== AIM OF THE TASK ==
Copy out the material below in full, but not its images.

== GIVEN DATA ==
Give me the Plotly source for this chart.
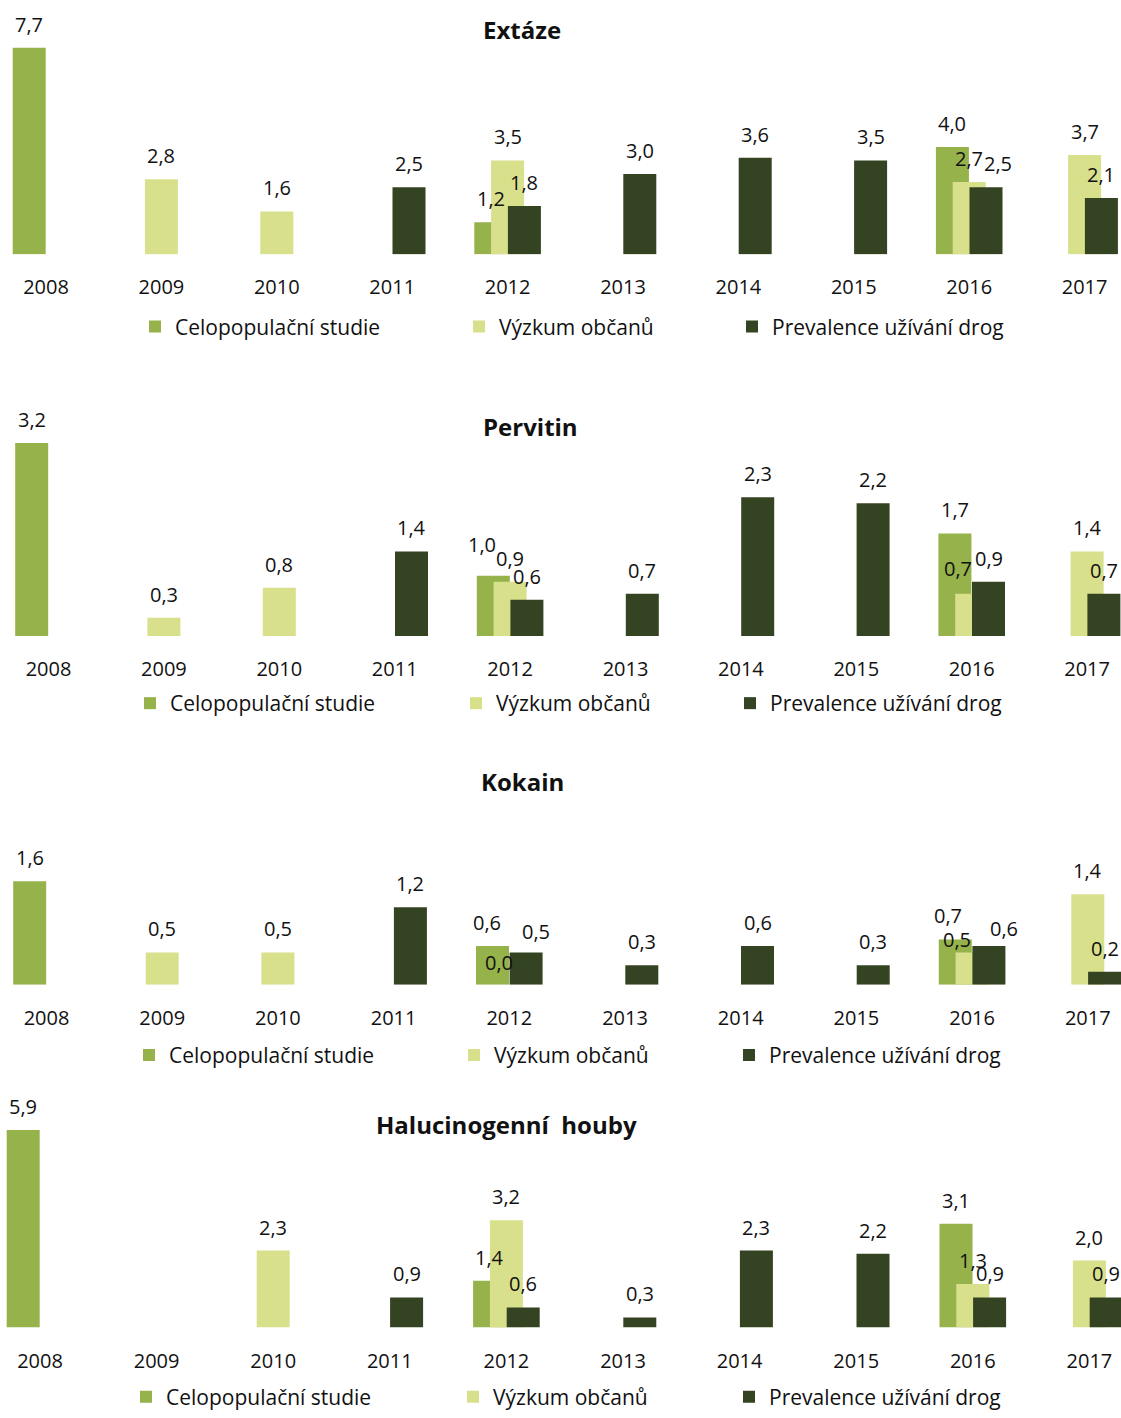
import plotly.graph_objects as go

# ---- data -------------------------------------------------------------
years = [2008, 2009, 2010, 2011, 2012, 2013, 2014, 2015, 2016, 2017]
series_names = ["Celopopulační studie", "Výzkum občanů", "Prevalence užívání drog"]

extaze_celo = [7.7, None, None, None, 1.2, None, None, None, 4.0, None]
extaze_vyzkum = [None, 2.8, 1.6, None, 3.5, None, None, None, 2.7, 3.7]
extaze_prev = [None, None, None, 2.5, 1.8, 3.0, 3.6, 3.5, 2.5, 2.1]

pervitin_celo = [3.2, None, None, None, 1.0, None, None, None, 1.7, None]
pervitin_vyzkum = [None, 0.3, 0.8, None, 0.9, None, None, None, 0.7, 1.4]
pervitin_prev = [None, None, None, 1.4, 0.6, 0.7, 2.3, 2.2, 0.9, 0.7]

kokain_celo = [1.6, None, None, None, 0.6, None, None, None, 0.7, None]
kokain_vyzkum = [None, 0.5, 0.5, None, 0.0, None, None, None, 0.5, 1.4]
kokain_prev = [None, None, None, 1.2, 0.5, 0.3, 0.6, 0.3, 0.6, 0.2]

houby_celo = [5.9, None, None, None, 1.4, None, None, None, 3.1, None]
houby_vyzkum = [None, None, 2.3, None, 3.2, None, None, None, 1.3, 2.0]
houby_prev = [None, None, None, 0.9, 0.6, 0.3, 2.3, 2.2, 0.9, 0.9]

panel_titles = ["Extáze", "Pervitin", "Kokain", "Halucinogenní  houby"]
panel_series = [
    [extaze_celo, extaze_vyzkum, extaze_prev],
    [pervitin_celo, pervitin_vyzkum, pervitin_prev],
    [kokain_celo, kokain_vyzkum, kokain_prev],
    [houby_celo, houby_vyzkum, houby_prev],
]

# ---- styling / geometry (pixels) ---------------------------------------
W, H = 1121, 1418
colors = ["#95B24B", "#D8E08B", "#344321"]
FONT = "Open Sans"
TXT = "#111111"

# per panel: baseline y, first category x, category spacing, px per unit,
# y-axis max, title centre, legend centre y, legend marker left edges
geom = [
    dict(base=256, x0=46.0, step=115.4, scale=27.0, ymax=8.5,
         title=(522, 30), leg_y=329, leg_x=[152, 476, 749]),
    dict(base=640, x0=48.5, step=115.4, scale=60.7, ymax=3.5,
         title=(530, 429), leg_y=708, leg_x=[147, 473, 747]),
    dict(base=991, x0=46.5, step=115.7, scale=65.0, ymax=2.0,
         title=(522, 786), leg_y=1062, leg_x=[146, 471, 746]),
    dict(base=1336, x0=40.0, step=116.6, scale=33.7, ymax=6.0,
         title=(506, 1132), leg_y=1406, leg_x=[143, 470, 746]),
]
BAR_PX = 33.0      # bar width
STEP_PX = 16.8     # horizontal shift between overlapping series
LABEL_GAP = 8      # value label lift above the bar top

# hand-placed value labels where neighbours would collide: (dx, dy) px
label_nudge = {
    (0, 2, 2016): (12, 0),
    (1, 0, 2012): (-11, 8),
    (1, 1, 2016): (-14, 2),
    (2, 0, 2012): (-6, 0),
    (2, 1, 2012): (-10, -1),
    (2, 2, 2012): (10, -3),
    (2, 0, 2016): (-7, 0),
    (2, 1, 2016): (-15, -11),
    (2, 2, 2016): (15, -6),
}


def py(px):
    """pixel row -> paper y"""
    return 1 - px / H


def pxx(px):
    """pixel column -> paper x"""
    return px / W


fig = go.Figure()
layout = dict(
    width=W, height=H,
    margin=dict(l=0, r=0, t=0, b=0),
    paper_bgcolor="white", plot_bgcolor="white",
    barmode="overlay",
    separators=", ",
    font=dict(family=FONT, size=20, color=TXT),
    annotations=[],
)

leg_idx = 0
for p, (g, data) in enumerate(zip(geom, panel_series)):
    n = "" if p == 0 else str(p + 1)
    xa, ya = "x" + n, "y" + n
    width = BAR_PX / g["step"]
    x_lo = years[0] - g["x0"] / g["step"]
    x_hi = x_lo + W / g["step"]
    top_px = g["base"] - g["ymax"] * g["scale"]

    layout["xaxis" + n] = dict(
        domain=[0, 1], range=[x_lo, x_hi], anchor=ya,
        tickmode="array", tickvals=years, ticktext=[str(y) for y in years],
        showgrid=False, zeroline=False, showline=False,
        ticks="outside", ticklen=15, tickcolor="rgba(0,0,0,0)",
        tickfont=dict(family=FONT, size=20, color=TXT),
        fixedrange=True,
    )
    layout["yaxis" + n] = dict(
        domain=[py(g["base"]), py(top_px)], range=[0, g["ymax"]],
        anchor=xa, visible=False, fixedrange=True,
    )

    for k, (name, vals) in enumerate(zip(series_names, data)):
        leg_idx += 1
        lname = "legend" if leg_idx == 1 else "legend" + str(leg_idx)
        shift = (k - 1) * STEP_PX / g["step"]
        fig.add_trace(go.Bar(
            x=years, y=vals, name=name,
            width=width, offset=shift - width / 2,
            marker=dict(color=colors[k], line=dict(width=0)),
            xaxis=xa, yaxis=ya, legend=lname, showlegend=True,
            hoverinfo="skip",
        ))
        layout[lname] = dict(
            x=pxx(g["leg_x"][k] - 17), y=py(g["leg_y"]),
            xanchor="left", yanchor="middle",
            bgcolor="rgba(0,0,0,0)", borderwidth=0,
            font=dict(family=FONT, size=21, color=TXT),
            itemclick=False, itemdoubleclick=False,
        )
        # value labels above each bar
        for yr, v in zip(years, vals):
            if v is None:
                continue
            dx, dy = label_nudge.get((p, k, yr), (0, 0))
            layout["annotations"].append(dict(
                x=yr + shift, y=v, xref=xa, yref=ya,
                text=f"{v:.1f}".replace(".", ","),
                showarrow=False, yanchor="bottom", xanchor="center",
                xshift=dx, yshift=LABEL_GAP + dy,
                font=dict(family=FONT, size=20, color=TXT),
            ))

    tx, ty = g["title"]
    layout["annotations"].append(dict(
        x=pxx(tx), y=py(ty), xref="paper", yref="paper",
        text="<b>" + panel_titles[p] + "</b>", showarrow=False,
        xanchor="center", yanchor="middle",
        font=dict(family=FONT, size=24, color=TXT),
    ))

fig.update_layout(**layout)
fig.write_html("out.html")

== RESPONSE BELOW ==
Give me the Plotly source for this chart.
import plotly.graph_objects as go

# ---- data -------------------------------------------------------------
years = [2008, 2009, 2010, 2011, 2012, 2013, 2014, 2015, 2016, 2017]
series_names = ["Celopopulační studie", "Výzkum občanů", "Prevalence užívání drog"]

extaze_celo = [7.7, None, None, None, 1.2, None, None, None, 4.0, None]
extaze_vyzkum = [None, 2.8, 1.6, None, 3.5, None, None, None, 2.7, 3.7]
extaze_prev = [None, None, None, 2.5, 1.8, 3.0, 3.6, 3.5, 2.5, 2.1]

pervitin_celo = [3.2, None, None, None, 1.0, None, None, None, 1.7, None]
pervitin_vyzkum = [None, 0.3, 0.8, None, 0.9, None, None, None, 0.7, 1.4]
pervitin_prev = [None, None, None, 1.4, 0.6, 0.7, 2.3, 2.2, 0.9, 0.7]

kokain_celo = [1.6, None, None, None, 0.6, None, None, None, 0.7, None]
kokain_vyzkum = [None, 0.5, 0.5, None, 0.0, None, None, None, 0.5, 1.4]
kokain_prev = [None, None, None, 1.2, 0.5, 0.3, 0.6, 0.3, 0.6, 0.2]

houby_celo = [5.9, None, None, None, 1.4, None, None, None, 3.1, None]
houby_vyzkum = [None, None, 2.3, None, 3.2, None, None, None, 1.3, 2.0]
houby_prev = [None, None, None, 0.9, 0.6, 0.3, 2.3, 2.2, 0.9, 0.9]

panel_titles = ["Extáze", "Pervitin", "Kokain", "Halucinogenní  houby"]
panel_series = [
    [extaze_celo, extaze_vyzkum, extaze_prev],
    [pervitin_celo, pervitin_vyzkum, pervitin_prev],
    [kokain_celo, kokain_vyzkum, kokain_prev],
    [houby_celo, houby_vyzkum, houby_prev],
]

# ---- styling / geometry (pixels) ---------------------------------------
W, H = 1121, 1418
colors = ["#95B24B", "#D8E08B", "#344321"]
FONT = "Open Sans"
TXT = "#111111"

# per panel: baseline y, first category x, category spacing, px per unit,
# y-axis max, title centre, legend centre y, legend marker left edges
geom = [
    dict(base=256, x0=46.0, step=115.4, scale=27.0, ymax=8.5,
         title=(522, 30), leg_y=329, leg_x=[152, 476, 749]),
    dict(base=640, x0=48.5, step=115.4, scale=60.7, ymax=3.5,
         title=(530, 429), leg_y=708, leg_x=[147, 473, 747]),
    dict(base=991, x0=46.5, step=115.7, scale=65.0, ymax=2.0,
         title=(522, 786), leg_y=1062, leg_x=[146, 471, 746]),
    dict(base=1336, x0=40.0, step=116.6, scale=33.7, ymax=6.0,
         title=(506, 1132), leg_y=1406, leg_x=[143, 470, 746]),
]
BAR_PX = 33.0      # bar width
STEP_PX = 16.8     # horizontal shift between overlapping series
LABEL_GAP = 8      # value label lift above the bar top

# hand-placed value labels where neighbours would collide: (dx, dy) px
label_nudge = {
    (0, 2, 2016): (12, 0),
    (1, 0, 2012): (-11, 8),
    (1, 1, 2016): (-14, 2),
    (2, 0, 2012): (-6, 0),
    (2, 1, 2012): (-10, -1),
    (2, 2, 2012): (10, -3),
    (2, 0, 2016): (-7, 0),
    (2, 1, 2016): (-15, -11),
    (2, 2, 2016): (15, -6),
}


def py(px):
    """pixel row -> paper y"""
    return 1 - px / H


def pxx(px):
    """pixel column -> paper x"""
    return px / W


fig = go.Figure()
layout = dict(
    width=W, height=H,
    margin=dict(l=0, r=0, t=0, b=0),
    paper_bgcolor="white", plot_bgcolor="white",
    barmode="overlay",
    separators=", ",
    font=dict(family=FONT, size=20, color=TXT),
    annotations=[],
)

leg_idx = 0
for p, (g, data) in enumerate(zip(geom, panel_series)):
    n = "" if p == 0 else str(p + 1)
    xa, ya = "x" + n, "y" + n
    width = BAR_PX / g["step"]
    x_lo = years[0] - g["x0"] / g["step"]
    x_hi = x_lo + W / g["step"]
    top_px = g["base"] - g["ymax"] * g["scale"]

    layout["xaxis" + n] = dict(
        domain=[0, 1], range=[x_lo, x_hi], anchor=ya,
        tickmode="array", tickvals=years, ticktext=[str(y) for y in years],
        showgrid=False, zeroline=False, showline=False,
        ticks="outside", ticklen=15, tickcolor="rgba(0,0,0,0)",
        tickfont=dict(family=FONT, size=20, color=TXT),
        fixedrange=True,
    )
    layout["yaxis" + n] = dict(
        domain=[py(g["base"]), py(top_px)], range=[0, g["ymax"]],
        anchor=xa, visible=False, fixedrange=True,
    )

    for k, (name, vals) in enumerate(zip(series_names, data)):
        leg_idx += 1
        lname = "legend" if leg_idx == 1 else "legend" + str(leg_idx)
        shift = (k - 1) * STEP_PX / g["step"]
        fig.add_trace(go.Bar(
            x=years, y=vals, name=name,
            width=width, offset=shift - width / 2,
            marker=dict(color=colors[k], line=dict(width=0)),
            xaxis=xa, yaxis=ya, legend=lname, showlegend=True,
            hoverinfo="skip",
        ))
        layout[lname] = dict(
            x=pxx(g["leg_x"][k] - 17), y=py(g["leg_y"]),
            xanchor="left", yanchor="middle",
            bgcolor="rgba(0,0,0,0)", borderwidth=0,
            font=dict(family=FONT, size=21, color=TXT),
            itemclick=False, itemdoubleclick=False,
        )
        # value labels above each bar
        for yr, v in zip(years, vals):
            if v is None:
                continue
            dx, dy = label_nudge.get((p, k, yr), (0, 0))
            layout["annotations"].append(dict(
                x=yr + shift, y=v, xref=xa, yref=ya,
                text=f"{v:.1f}".replace(".", ","),
                showarrow=False, yanchor="bottom", xanchor="center",
                xshift=dx, yshift=LABEL_GAP + dy,
                font=dict(family=FONT, size=20, color=TXT),
            ))

    tx, ty = g["title"]
    layout["annotations"].append(dict(
        x=pxx(tx), y=py(ty), xref="paper", yref="paper",
        text="<b>" + panel_titles[p] + "</b>", showarrow=False,
        xanchor="center", yanchor="middle",
        font=dict(family=FONT, size=24, color=TXT),
    ))

fig.update_layout(**layout)
fig.write_html("out.html")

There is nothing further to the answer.